The challenges continue
In spite of this symbolic change to a formally gender-neutral system, the workers’ compensation system entrenches the inequalities found in the labour market. Women still face disparities in income and employment conditions; many in part time, non-union and temporary jobs that aggregate the possibility of women workers getting injured more often. This is directly translated into lower compensation payments and the Board’s use of deeming when a worker gets injured [read Jenny’s story]. Furthermore, injured women workers often encounter Board officials downplaying the severity and legitimacy of the injury, devaluing their paid employment, or even prescribing rehabilitation and reintegration programs with gendered stereotypes. Additionally, reintegration models and retraining programs have not recognised the complexities that arise due to care-giving roles and the consequence of work injury on a women worker. The challenges for injured women workers continue as injured workers now confront a neo-liberal and austerity driven workers compensation system that focuses on cost cutting on the backs of injured workers.
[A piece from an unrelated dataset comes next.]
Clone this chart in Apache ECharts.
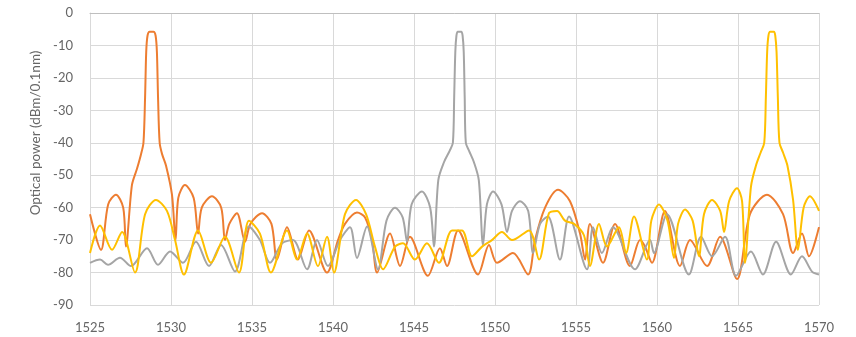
<!DOCTYPE html>
<html>
<head>
<meta charset="utf-8">
<script src="https://cdn.jsdelivr.net/npm/echarts@6/dist/echarts.min.js"></script>
<style>html,body{margin:0;padding:0;background:#fff}#c{width:856px;height:337px}</style>
</head>
<body>
<div id="c"></div>
<script>
// X tick labels (nm) and Y tick labels (dBm/0.1nm)
var xTicks = [1525, 1530, 1535, 1540, 1545, 1550, 1555, 1560, 1565, 1570];
var yTicks = [0, -10, -20, -30, -40, -50, -60, -70, -80, -90];

// Orange channel (peak near 1528.8 nm)
var orangeX = [1525.00,1525.68,1526.12,1526.60,1527.05,1527.22,1527.59,1527.90,1528.15,1528.30,1528.40,1528.47,1528.55,1528.68,1528.92,1529.05,1529.13,1529.20,1529.30,1529.45,1529.69,1530.06,1530.28,1530.45,1530.86,1531.40,1531.67,1531.90,1532.53,1533.10,1533.33,1533.60,1534.07,1534.57,1534.90,1535.62,1536.20,1536.54,1537.16,1537.84,1538.52,1539.63,1540.31,1540.74,1541.48,1541.98,1542.41,1542.72,1543.52,1544.14,1544.75,1545.86,1546.60,1547.04,1547.72,1548.95,1549.63,1550.12,1551.11,1552.04,1552.47,1553.09,1553.89,1554.63,1555.25,1555.56,1555.86,1556.67,1557.41,1558.33,1558.95,1559.26,1559.69,1560.49,1561.42,1562.04,1563.09,1563.89,1564.94,1565.74,1566.79,1567.78,1568.40,1568.95,1569.38,1570.00];
var orangeY = [-62,-73,-59,-56,-60,-72,-53,-48,-43.5,-40,-26,-12,-7,-5.8,-5.8,-7,-12,-26,-40,-43.5,-47,-56,-70,-57,-53,-57,-68,-60,-56.5,-60,-70,-65,-61.7,-70.5,-65,-61.7,-65,-76,-66,-76,-67,-80,-70,-65,-61.5,-63,-70,-80,-68,-78,-69,-81,-72.5,-78,-67,-80.6,-71.5,-77,-74,-80.6,-70,-60,-54.5,-58,-68,-76,-65,-77,-65,-78,-70,-72,-77,-61,-78,-70,-78,-69,-82,-62,-56,-62,-74,-68,-75,-66];

// Grey channel (peak near 1547.8 nm)
var greyX = [1525.00,1525.62,1526.11,1526.85,1527.53,1528.52,1529.20,1529.94,1530.74,1531.54,1532.35,1533.09,1533.95,1534.81,1535.49,1536.11,1536.85,1537.53,1538.40,1539.01,1539.69,1540.43,1541.05,1541.48,1542.10,1542.78,1543.30,1543.83,1544.30,1544.57,1544.85,1545.49,1546.00,1546.23,1546.50,1546.85,1547.20,1547.40,1547.48,1547.55,1547.62,1547.70,1547.92,1548.00,1548.07,1548.13,1548.20,1548.40,1548.70,1549.00,1549.26,1549.50,1549.88,1550.40,1550.74,1551.05,1551.54,1552.05,1552.35,1552.78,1553.27,1554.01,1554.57,1555.68,1556.05,1556.60,1557.28,1558.64,1559.57,1559.81,1560.62,1561.97,1562.72,1563.40,1564.20,1564.88,1565.80,1566.54,1567.35,1568.27,1568.95,1569.57,1570.00];
var greyY = [-77,-76,-77.6,-75.4,-78,-72.5,-77.6,-73.5,-77,-70.5,-78,-71.5,-79.7,-65.8,-70,-77,-71,-70,-79,-70,-78,-70,-66,-75.5,-65.8,-79,-64,-60,-63,-70.5,-59,-55,-60,-72,-51.5,-46,-42.5,-40,-26,-12,-7,-5.8,-5.8,-7,-12,-26,-40,-42.5,-46,-51.5,-71.5,-59,-55,-59,-67.5,-61,-58,-61,-74,-65,-62.7,-76,-62.7,-79,-66,-74,-66,-79,-70,-74,-62,-80.6,-69,-75,-69,-81,-73.5,-80.6,-70.5,-80.6,-75,-79.7,-80.6];

// Yellow channel (peak near 1567.1 nm)
var yellowX = [1525.00,1525.62,1526.36,1526.98,1527.78,1528.40,1529.07,1529.75,1530.25,1530.80,1531.67,1532.47,1533.33,1534.20,1534.81,1535.49,1536.17,1537.16,1537.78,1538.40,1539.07,1539.63,1540.06,1540.74,1541.42,1542.04,1542.59,1543.09,1543.83,1544.32,1545.06,1545.80,1546.54,1547.35,1547.96,1548.58,1549.20,1549.81,1550.43,1551.05,1552.10,1552.72,1553.33,1553.83,1554.32,1554.88,1555.49,1555.86,1556.42,1556.91,1557.65,1558.09,1558.58,1559.38,1559.65,1560.12,1560.65,1561.05,1561.30,1561.73,1562.20,1562.59,1562.90,1563.40,1563.90,1564.14,1564.45,1564.94,1565.25,1565.43,1565.80,1566.11,1566.40,1566.62,1566.72,1566.80,1566.88,1566.98,1567.22,1567.30,1567.38,1567.46,1567.56,1567.78,1568.05,1568.40,1568.70,1569.05,1569.44,1570.00];
var yellowY = [-74,-65.5,-73,-67.5,-80,-62,-57.6,-61,-70,-80.6,-67,-77,-69,-80,-64,-68,-80,-67,-76,-68,-78,-69,-80,-62,-57.6,-62,-72,-79,-72,-71,-76,-71,-77,-67,-67,-75,-72,-70,-67.5,-70,-67,-76,-61.7,-61,-64,-65,-68.5,-78,-65,-72,-66,-74,-62.7,-76,-64,-59,-64,-75.5,-65,-60.6,-64,-75,-62,-57.6,-61,-67.5,-58,-54,-58,-77,-53.5,-47,-43,-40,-26,-12,-7,-5.8,-5.8,-7,-12,-26,-40,-43,-47,-57.6,-73,-60,-56.5,-61];

function pairs(xs, ys) { return xs.map(function (x, i) { return [x, ys[i]]; }); }

var chart = echarts.init(document.getElementById('c'), null, { renderer: 'canvas' });
var lbl = { color: '#666666', fontSize: 13, fontFamily: 'Lato, "Liberation Sans", sans-serif' };
function mk(name, color, xs, ys) {
  return {
    name: name, type: 'line', data: pairs(xs, ys), showSymbol: false, smooth: 0.3,
    lineStyle: { color: color, width: 2 }, itemStyle: { color: color }, animation: false
  };
}
chart.setOption({
  animation: false,
  grid: { left: 90, right: 37, top: 13, bottom: 32, containLabel: false },
  xAxis: {
    type: 'value', min: xTicks[0], max: xTicks[xTicks.length - 1], interval: 5,
    axisLine: { show: true, lineStyle: { color: '#BFBFBF' } },
    axisTick: { show: false },
    splitLine: { show: true, lineStyle: { color: '#D9D9D9' } },
    axisLabel: Object.assign({ margin: 16, formatter: function (v) { return String(v); } }, lbl)
  },
  yAxis: {
    type: 'value', min: yTicks[yTicks.length - 1], max: yTicks[0], interval: 10,
    name: 'Optical power (dBm/0.1nm)', nameLocation: 'middle', nameGap: 45,
    nameTextStyle: Object.assign({ padding: [0, 0, 0, 52] }, lbl, { fontSize: 13.5 }),
    axisLine: { show: true, lineStyle: { color: '#D9D9D9' } },
    axisTick: { show: false },
    splitLine: { show: true, lineStyle: { color: '#D9D9D9' } },
    axisLabel: Object.assign({ margin: 17 }, lbl)
  },
  series: [
    mk('Ch A', '#ED7D31', orangeX, orangeY),
    mk('Ch B', '#A5A5A5', greyX, greyY),
    mk('Ch C', '#FFC000', yellowX, yellowY)
  ]
});
</script>
</body>
</html>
Taking up strong activist roles
Yet, our story is not complete. Today, as women across the globe hold parades, marches and festivals to celebrate the contributions and activism of women, we are reminded of the tireless endeavour of injured women workers. Many of the injured women workers have taken up strong activist roles in advocating for justice for the worker, to be protected in the workplace and for wage equalities. They have taken leads in forming peer support groups (such as Women of Inspiration), bringing in their knowledge in research circles, joining in parallel anti-poverty and anti-austerity movements and not backing down to any decision that is not fair. The resistance keeps growing; grassroots mobilizing and collective strength keeps growing. Our history of struggles and resistance only remind us to take time to appreciate all that women have accomplished and to carry on the fight for just compensation.